Today’s more that Juneteenth to me most you you know my thoughts on Juneteenth and the ignorance of knowing we were free.
Well today I woke up to GREAT 💯 news. The Hair Braiders are going to court. But this time with an expert patent infringement attorney.
☝🏾I have attached his ( John Shaw of ShawKeller, LLP) press release to this post.
✔️Please read it, share it, and walk in your POWERS on Juneteenth ‼️
PHILADELPHIA—Pennsylvania’s mandatory license for hair braiding still stands even after a commonwealth government study found that the license blocks opportunities and is unnecessary to protecting the public. Gov. Tom Wolf admitted the state should eliminate the license because it blocks hardworking people from, “getting a good job, supporting their families and growing our economy.” Today, 2 years after the Governor’s comments, three Pennsylvania braiders launched a lawsuit to finally unravel the unnecessary and burdensome requirement.
Astou Diop, Tanyita Henry and Awa Gaye are experienced in traditional African hair braiding, a natural technique involving no chemicals or heating implements. Each of them learned their skills at an early age, just as generations of women before them learned. Yet Pennsylvania requires 300 hours of unnecessary training and a computerized test before these women can braid for paying customers. John Shaw, of Shaw Keller LLP, filed the suit on behalf of the braiders at the Commonwealth Court in Harrisburg.
“Braiding is so safe that no natural hair braider in Pennsylvania has ever received a health or safety complaint,” said Shaw. “Yet braiders are still required to get hundreds of hours of training, much of it in subjects that have nothing to do with braiding. The Pennsylvania Constitution protects the braiders’ right to earn a living. Right now, they have to stop working to get completely unnecessary training.”
While Pennsylvania mandates 300 hours of training to acquire a license, no cosmetology school offers close to that number of hours of education in braiding. Additionally, Pennsylvania has only licensed two braiders to teach natural hair braiding, with one of these individuals living in New Jersey. This means that in order to comply with the law, natural braiders must take hours of instruction in cosmetology practices that they do not intend to offer.
“My shop is completely focused on natural hair braiding and I only employ natural braiders,” said Astou Diop, the owner and manager of a shop in Philadelphia. “Braiders can’t put their careers on hold to get training that doesn’t improve their skills and that isn’t needed to keep people safe.”
“This is an issue for communities across Pennsylvania including near State College,” said Tanyita Henry who lives in Bellefonte, 9 miles from Penn State’s campus. “There are too few resources for black students and residents outside of Philly. I want to open a salon to meet their hair needs.”
Currently 28 states allow braiders to practice without a license, and legislation to eliminate the braiding license is currently awaiting the Florida governor’s signature. Among them, three states bordering Pennsylvania do not license the practice: Delaware, Maryland and West Virginia. Even among the few states that require a license for braiders, Pennsylvania’s requirements stand out as exceptionally burdensome. Only Louisiana requires more training, 500 hours, and that state’s requirement is also being challenged in court.

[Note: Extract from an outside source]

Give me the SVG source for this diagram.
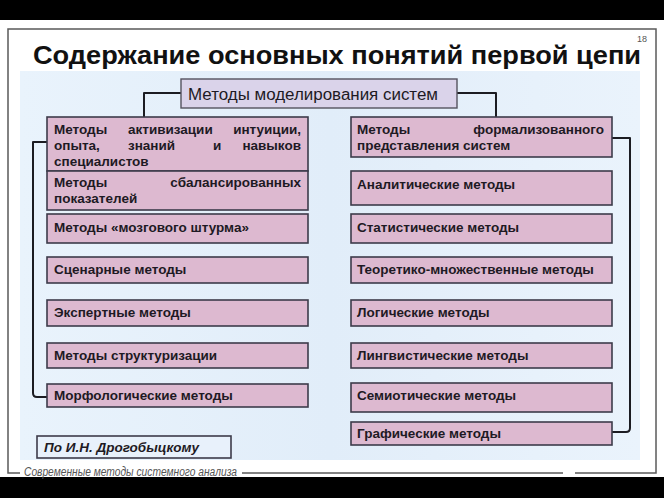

Following a June 2018 study by the Bureau of Professional and Occupational Affairs focused on identifying any overly broad or overly burdensome Pennsylvania occupational license, Governor Wolf called for the elimination of the braiding license. Pennsylvania’s Acting Deputy Secretary for Regulatory Programs and Commissioner of Professional and Occupational Affairs also recommended repeal of the license and noted that no natural hair braider in Pennsylvania had ever received a customer-driven complaint relating to health or safety.